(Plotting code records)
════════════════

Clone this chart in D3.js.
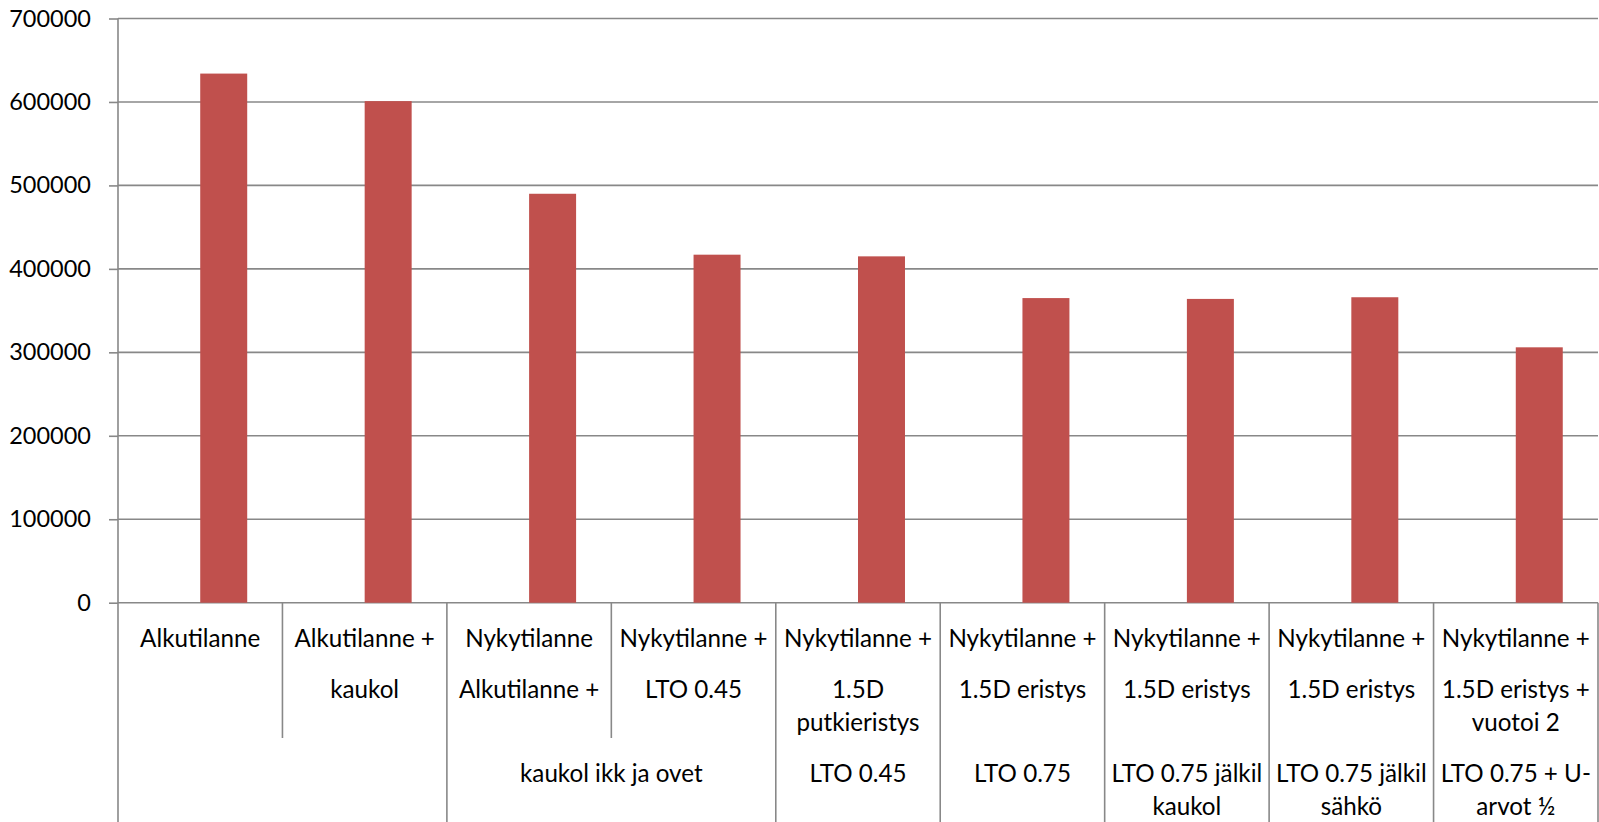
<!DOCTYPE html>
<html>
<head>
<meta charset="utf-8">
<script src="https://cdn.jsdelivr.net/npm/d3@7"></script>
<style>
  body { margin: 0; background: #fff; }
  svg { display: block; }
  text { font-family: Lato, "Open Sans", sans-serif; fill: #000; }
</style>
</head>
<body>
<svg id="chart"></svg>
<script>
const svgWidth = 1599;
const svgHeight = 822;

// chart data
const categories = ["c1", "c2", "c3", "c4", "c5", "c6", "c7", "c8", "c9"];
const values = [634000, 601000, 490000, 417000, 415000, 365000, 364000, 366000, 306000];
// inner level of the category axis (one entry per bar, lines of text)
const innerLabels = [
  ["Alkutilanne"],
  ["Alkutilanne +", "kaukol"],
  ["Nykytilanne", "Alkutilanne +"],
  ["Nykytilanne +", "LTO 0.45"],
  ["Nykytilanne +", "1.5D", "putkieristys"],
  ["Nykytilanne +", "1.5D eristys"],
  ["Nykytilanne +", "1.5D eristys"],
  ["Nykytilanne +", "1.5D eristys"],
  ["Nykytilanne +", "1.5D eristys +", "vuotoi 2"]
];
// outer level: groups of bars sharing one label
const outerGroups = [
  { first: 0, last: 1, lines: [] },
  { first: 2, last: 3, lines: ["kaukol ikk ja ovet"] },
  { first: 4, last: 4, lines: ["LTO 0.45"] },
  { first: 5, last: 5, lines: ["LTO 0.75"] },
  { first: 6, last: 6, lines: ["LTO 0.75 jälkil", "kaukol"] },
  { first: 7, last: 7, lines: ["LTO 0.75 jälkil", "sähkö"] },
  { first: 8, last: 8, lines: ["LTO 0.75 + U-", "arvot ½"] }
];
const yTicks = [0, 100000, 200000, 300000, 400000, 500000, 600000, 700000];

// layout
const plot = { left: 118, right: 1598, top: 18.5, bottom: 602.7 };
const innerBaselines = [646.5, 698, 731];
const outerBaselines = [781.5, 815];
const innerBottom = 738;
const gridColor = "#888888";
const barColor = "#C0504D";
const fontSize = 23.5;
const catFontSize = 24.2;

const svg = d3.select("#chart")
  .attr("width", svgWidth)
  .attr("height", svgHeight);

const x = d3.scaleBand()
  .domain(categories)
  .range([plot.left, plot.right])
  .padding(0);

// two series slots per category, Excel style; only the second is filled
const xInner = d3.scaleBand()
  .domain(["empty", "value"])
  .range([0, x.bandwidth()])
  .paddingInner(0)
  .paddingOuter(0.75);

const y = d3.scaleLinear()
  .domain([0, 700000])
  .range([plot.bottom, plot.top]);

// gridlines + left ticks
const yAxis = svg.append("g")
  .attr("transform", "translate(" + plot.left + ",0)")
  .call(d3.axisLeft(y)
    .tickValues(yTicks)
    .tickSize(9)
    .tickPadding(18)
    .tickFormat(d3.format("d")));
yAxis.select(".domain").remove();
yAxis.selectAll(".tick line")
  .attr("stroke", gridColor)
  .attr("stroke-width", 1.6);
yAxis.selectAll(".tick text")
  .style("font-size", fontSize + "px")
  .style("font-family", "Lato, sans-serif")
  .attr("fill", "#000");

svg.append("g")
  .selectAll("line")
  .data(yTicks)
  .join("line")
  .attr("x1", plot.left)
  .attr("x2", plot.right)
  .attr("y1", d => y(d))
  .attr("y2", d => y(d))
  .attr("stroke", gridColor)
  .attr("stroke-width", 1.6);

// bars
svg.append("g")
  .selectAll("rect")
  .data(values)
  .join("rect")
  .attr("x", (d, i) => x(categories[i]) + xInner("value"))
  .attr("width", xInner.bandwidth())
  .attr("y", d => y(d))
  .attr("height", d => y(0) - y(d))
  .attr("fill", barColor);

// value axis line
svg.append("line")
  .attr("x1", plot.left).attr("x2", plot.left)
  .attr("y1", plot.top).attr("y2", svgHeight)
  .attr("stroke", gridColor)
  .attr("stroke-width", 1.6);

// category dividers: full height at group edges, short inside a group
const groupEdges = new Set();
outerGroups.forEach(g => { groupEdges.add(g.first); groupEdges.add(g.last + 1); });
const dividers = d3.range(1, categories.length + 1);
svg.append("g")
  .selectAll("line")
  .data(dividers)
  .join("line")
  .attr("x1", i => i < categories.length ? x(categories[i]) : plot.right)
  .attr("x2", i => i < categories.length ? x(categories[i]) : plot.right)
  .attr("y1", plot.bottom)
  .attr("y2", i => groupEdges.has(i) ? svgHeight : innerBottom)
  .attr("stroke", gridColor)
  .attr("stroke-width", 1.6);

// inner labels
const inner = svg.append("g")
  .attr("text-anchor", "middle")
  .style("font-size", catFontSize + "px");
innerLabels.forEach((lines, i) => {
  lines.forEach((t, j) => {
    inner.append("text")
      .attr("x", x(categories[i]) + x.bandwidth() / 2)
      .attr("y", innerBaselines[j])
      .text(t);
  });
});

// outer labels
const outer = svg.append("g")
  .attr("text-anchor", "middle")
  .style("font-size", catFontSize + "px");
outerGroups.forEach(g => {
  const x0 = x(categories[g.first]);
  const x1 = x(categories[g.last]) + x.bandwidth();
  g.lines.forEach((t, j) => {
    outer.append("text")
      .attr("x", (x0 + x1) / 2)
      .attr("y", outerBaselines[j])
      .text(t);
  });
});
</script>
</body>
</html>
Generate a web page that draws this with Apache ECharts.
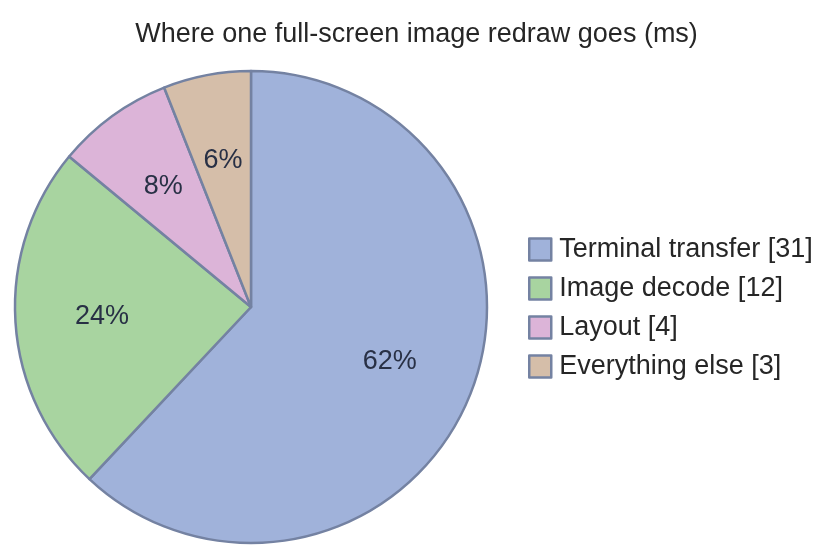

════════════════

> [What you need to do]
Repeat the material verbatim. Do not carry over any picture.

> [Complete answer]
Clone this chart in D3.js.
<!DOCTYPE html>
<html>
<head>
<meta charset="utf-8">
<script src="https://cdn.jsdelivr.net/npm/d3@7"></script>
<style>
  body { margin: 0; background: #fff; }
  svg { display: block; }
  text { font-family: Lato, "Open Sans", sans-serif; fill: #000; }
</style>
</head>
<body>
<svg id="chart"></svg>
<script>
const svgWidth = 1599;
const svgHeight = 822;

// chart data
const categories = ["c1", "c2", "c3", "c4", "c5", "c6", "c7", "c8", "c9"];
const values = [634000, 601000, 490000, 417000, 415000, 365000, 364000, 366000, 306000];
// inner level of the category axis (one entry per bar, lines of text)
const innerLabels = [
  ["Alkutilanne"],
  ["Alkutilanne +", "kaukol"],
  ["Nykytilanne", "Alkutilanne +"],
  ["Nykytilanne +", "LTO 0.45"],
  ["Nykytilanne +", "1.5D", "putkieristys"],
  ["Nykytilanne +", "1.5D eristys"],
  ["Nykytilanne +", "1.5D eristys"],
  ["Nykytilanne +", "1.5D eristys"],
  ["Nykytilanne +", "1.5D eristys +", "vuotoi 2"]
];
// outer level: groups of bars sharing one label
const outerGroups = [
  { first: 0, last: 1, lines: [] },
  { first: 2, last: 3, lines: ["kaukol ikk ja ovet"] },
  { first: 4, last: 4, lines: ["LTO 0.45"] },
  { first: 5, last: 5, lines: ["LTO 0.75"] },
  { first: 6, last: 6, lines: ["LTO 0.75 jälkil", "kaukol"] },
  { first: 7, last: 7, lines: ["LTO 0.75 jälkil", "sähkö"] },
  { first: 8, last: 8, lines: ["LTO 0.75 + U-", "arvot ½"] }
];
const yTicks = [0, 100000, 200000, 300000, 400000, 500000, 600000, 700000];

// layout
const plot = { left: 118, right: 1598, top: 18.5, bottom: 602.7 };
const innerBaselines = [646.5, 698, 731];
const outerBaselines = [781.5, 815];
const innerBottom = 738;
const gridColor = "#888888";
const barColor = "#C0504D";
const fontSize = 23.5;
const catFontSize = 24.2;

const svg = d3.select("#chart")
  .attr("width", svgWidth)
  .attr("height", svgHeight);

const x = d3.scaleBand()
  .domain(categories)
  .range([plot.left, plot.right])
  .padding(0);

// two series slots per category, Excel style; only the second is filled
const xInner = d3.scaleBand()
  .domain(["empty", "value"])
  .range([0, x.bandwidth()])
  .paddingInner(0)
  .paddingOuter(0.75);

const y = d3.scaleLinear()
  .domain([0, 700000])
  .range([plot.bottom, plot.top]);

// gridlines + left ticks
const yAxis = svg.append("g")
  .attr("transform", "translate(" + plot.left + ",0)")
  .call(d3.axisLeft(y)
    .tickValues(yTicks)
    .tickSize(9)
    .tickPadding(18)
    .tickFormat(d3.format("d")));
yAxis.select(".domain").remove();
yAxis.selectAll(".tick line")
  .attr("stroke", gridColor)
  .attr("stroke-width", 1.6);
yAxis.selectAll(".tick text")
  .style("font-size", fontSize + "px")
  .style("font-family", "Lato, sans-serif")
  .attr("fill", "#000");

svg.append("g")
  .selectAll("line")
  .data(yTicks)
  .join("line")
  .attr("x1", plot.left)
  .attr("x2", plot.right)
  .attr("y1", d => y(d))
  .attr("y2", d => y(d))
  .attr("stroke", gridColor)
  .attr("stroke-width", 1.6);

// bars
svg.append("g")
  .selectAll("rect")
  .data(values)
  .join("rect")
  .attr("x", (d, i) => x(categories[i]) + xInner("value"))
  .attr("width", xInner.bandwidth())
  .attr("y", d => y(d))
  .attr("height", d => y(0) - y(d))
  .attr("fill", barColor);

// value axis line
svg.append("line")
  .attr("x1", plot.left).attr("x2", plot.left)
  .attr("y1", plot.top).attr("y2", svgHeight)
  .attr("stroke", gridColor)
  .attr("stroke-width", 1.6);

// category dividers: full height at group edges, short inside a group
const groupEdges = new Set();
outerGroups.forEach(g => { groupEdges.add(g.first); groupEdges.add(g.last + 1); });
const dividers = d3.range(1, categories.length + 1);
svg.append("g")
  .selectAll("line")
  .data(dividers)
  .join("line")
  .attr("x1", i => i < categories.length ? x(categories[i]) : plot.right)
  .attr("x2", i => i < categories.length ? x(categories[i]) : plot.right)
  .attr("y1", plot.bottom)
  .attr("y2", i => groupEdges.has(i) ? svgHeight : innerBottom)
  .attr("stroke", gridColor)
  .attr("stroke-width", 1.6);

// inner labels
const inner = svg.append("g")
  .attr("text-anchor", "middle")
  .style("font-size", catFontSize + "px");
innerLabels.forEach((lines, i) => {
  lines.forEach((t, j) => {
    inner.append("text")
      .attr("x", x(categories[i]) + x.bandwidth() / 2)
      .attr("y", innerBaselines[j])
      .text(t);
  });
});

// outer labels
const outer = svg.append("g")
  .attr("text-anchor", "middle")
  .style("font-size", catFontSize + "px");
outerGroups.forEach(g => {
  const x0 = x(categories[g.first]);
  const x1 = x(categories[g.last]) + x.bandwidth();
  g.lines.forEach((t, j) => {
    outer.append("text")
      .attr("x", (x0 + x1) / 2)
      .attr("y", outerBaselines[j])
      .text(t);
  });
});
</script>
</body>
</html>
Generate a web page that draws this with Apache ECharts.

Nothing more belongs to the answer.